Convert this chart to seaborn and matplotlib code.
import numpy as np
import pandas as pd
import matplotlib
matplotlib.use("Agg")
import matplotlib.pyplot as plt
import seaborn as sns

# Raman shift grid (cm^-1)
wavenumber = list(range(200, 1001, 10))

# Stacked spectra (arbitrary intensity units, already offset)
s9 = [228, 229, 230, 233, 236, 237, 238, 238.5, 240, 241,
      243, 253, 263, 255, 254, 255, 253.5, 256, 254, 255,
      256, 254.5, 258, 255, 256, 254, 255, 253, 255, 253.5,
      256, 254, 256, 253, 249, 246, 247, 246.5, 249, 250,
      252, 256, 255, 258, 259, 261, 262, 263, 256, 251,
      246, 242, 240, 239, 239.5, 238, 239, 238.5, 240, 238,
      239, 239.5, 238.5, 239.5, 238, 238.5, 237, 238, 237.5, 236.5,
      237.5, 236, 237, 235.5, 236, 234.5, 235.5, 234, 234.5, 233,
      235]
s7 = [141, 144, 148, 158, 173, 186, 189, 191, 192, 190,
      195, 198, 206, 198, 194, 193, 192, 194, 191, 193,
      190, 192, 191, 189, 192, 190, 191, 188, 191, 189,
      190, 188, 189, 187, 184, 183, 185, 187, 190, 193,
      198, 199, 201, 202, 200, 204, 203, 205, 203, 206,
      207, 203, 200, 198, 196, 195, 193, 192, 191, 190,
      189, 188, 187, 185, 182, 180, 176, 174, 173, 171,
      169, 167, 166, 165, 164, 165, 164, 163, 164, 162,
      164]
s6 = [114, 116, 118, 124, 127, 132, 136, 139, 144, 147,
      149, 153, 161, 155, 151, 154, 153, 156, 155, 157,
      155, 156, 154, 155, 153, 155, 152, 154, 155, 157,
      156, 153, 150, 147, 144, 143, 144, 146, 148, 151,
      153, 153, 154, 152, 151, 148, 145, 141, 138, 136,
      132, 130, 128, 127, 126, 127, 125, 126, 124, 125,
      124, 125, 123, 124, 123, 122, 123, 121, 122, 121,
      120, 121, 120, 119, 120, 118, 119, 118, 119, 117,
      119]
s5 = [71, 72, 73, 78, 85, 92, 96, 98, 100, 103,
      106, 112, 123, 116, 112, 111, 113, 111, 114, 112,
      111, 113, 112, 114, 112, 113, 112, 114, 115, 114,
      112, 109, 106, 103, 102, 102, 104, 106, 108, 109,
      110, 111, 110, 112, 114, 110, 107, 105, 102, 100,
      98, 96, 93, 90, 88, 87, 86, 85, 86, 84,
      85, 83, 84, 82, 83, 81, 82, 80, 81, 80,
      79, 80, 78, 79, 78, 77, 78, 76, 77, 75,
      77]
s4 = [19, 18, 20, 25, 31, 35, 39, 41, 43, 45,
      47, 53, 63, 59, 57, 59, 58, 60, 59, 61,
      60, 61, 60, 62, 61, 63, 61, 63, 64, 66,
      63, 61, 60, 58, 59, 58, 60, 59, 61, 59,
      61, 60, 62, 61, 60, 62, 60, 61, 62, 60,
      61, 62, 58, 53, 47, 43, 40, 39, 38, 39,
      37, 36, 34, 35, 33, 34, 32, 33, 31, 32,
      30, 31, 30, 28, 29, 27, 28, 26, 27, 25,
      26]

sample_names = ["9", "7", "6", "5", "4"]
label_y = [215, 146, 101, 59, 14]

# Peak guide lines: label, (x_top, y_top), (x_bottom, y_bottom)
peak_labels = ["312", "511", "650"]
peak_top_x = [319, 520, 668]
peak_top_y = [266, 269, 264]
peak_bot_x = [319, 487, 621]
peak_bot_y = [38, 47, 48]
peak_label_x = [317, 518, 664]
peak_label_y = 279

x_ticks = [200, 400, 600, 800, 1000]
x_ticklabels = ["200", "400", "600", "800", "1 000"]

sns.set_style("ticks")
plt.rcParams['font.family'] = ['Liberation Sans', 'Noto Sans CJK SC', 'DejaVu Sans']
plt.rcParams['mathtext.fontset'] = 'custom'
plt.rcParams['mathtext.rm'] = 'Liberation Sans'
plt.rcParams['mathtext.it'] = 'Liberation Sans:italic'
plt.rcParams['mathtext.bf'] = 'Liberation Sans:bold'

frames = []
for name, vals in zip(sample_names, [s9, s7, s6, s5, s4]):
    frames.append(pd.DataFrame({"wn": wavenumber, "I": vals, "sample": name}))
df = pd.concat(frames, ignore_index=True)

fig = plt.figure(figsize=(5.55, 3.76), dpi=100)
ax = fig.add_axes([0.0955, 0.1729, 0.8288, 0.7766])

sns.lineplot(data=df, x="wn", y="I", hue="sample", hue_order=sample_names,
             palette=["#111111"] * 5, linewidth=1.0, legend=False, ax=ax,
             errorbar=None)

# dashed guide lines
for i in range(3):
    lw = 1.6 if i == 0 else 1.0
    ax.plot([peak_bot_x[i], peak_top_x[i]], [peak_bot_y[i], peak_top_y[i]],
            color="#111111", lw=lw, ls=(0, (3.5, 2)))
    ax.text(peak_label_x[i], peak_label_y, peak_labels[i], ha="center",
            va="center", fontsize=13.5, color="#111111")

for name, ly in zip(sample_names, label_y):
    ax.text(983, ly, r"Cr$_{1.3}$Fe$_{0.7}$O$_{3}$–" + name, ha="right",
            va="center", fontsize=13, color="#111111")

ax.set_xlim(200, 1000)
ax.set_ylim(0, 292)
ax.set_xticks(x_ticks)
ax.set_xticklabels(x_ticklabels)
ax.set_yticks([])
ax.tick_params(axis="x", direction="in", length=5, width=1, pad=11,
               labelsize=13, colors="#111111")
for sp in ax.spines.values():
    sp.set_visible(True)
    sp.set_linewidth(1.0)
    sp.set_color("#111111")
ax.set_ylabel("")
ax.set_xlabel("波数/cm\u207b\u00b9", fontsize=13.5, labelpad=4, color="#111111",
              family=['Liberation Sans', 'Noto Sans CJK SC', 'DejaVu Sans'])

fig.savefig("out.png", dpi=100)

*Aim*
From the first line above through the line that contains "wavenumber = list(range(200, 1001, 10))", quote each line exactly. Output nothing more.

*Task solution*
Convert this chart to seaborn and matplotlib code.
import numpy as np
import pandas as pd
import matplotlib
matplotlib.use("Agg")
import matplotlib.pyplot as plt
import seaborn as sns

# Raman shift grid (cm^-1)
wavenumber = list(range(200, 1001, 10))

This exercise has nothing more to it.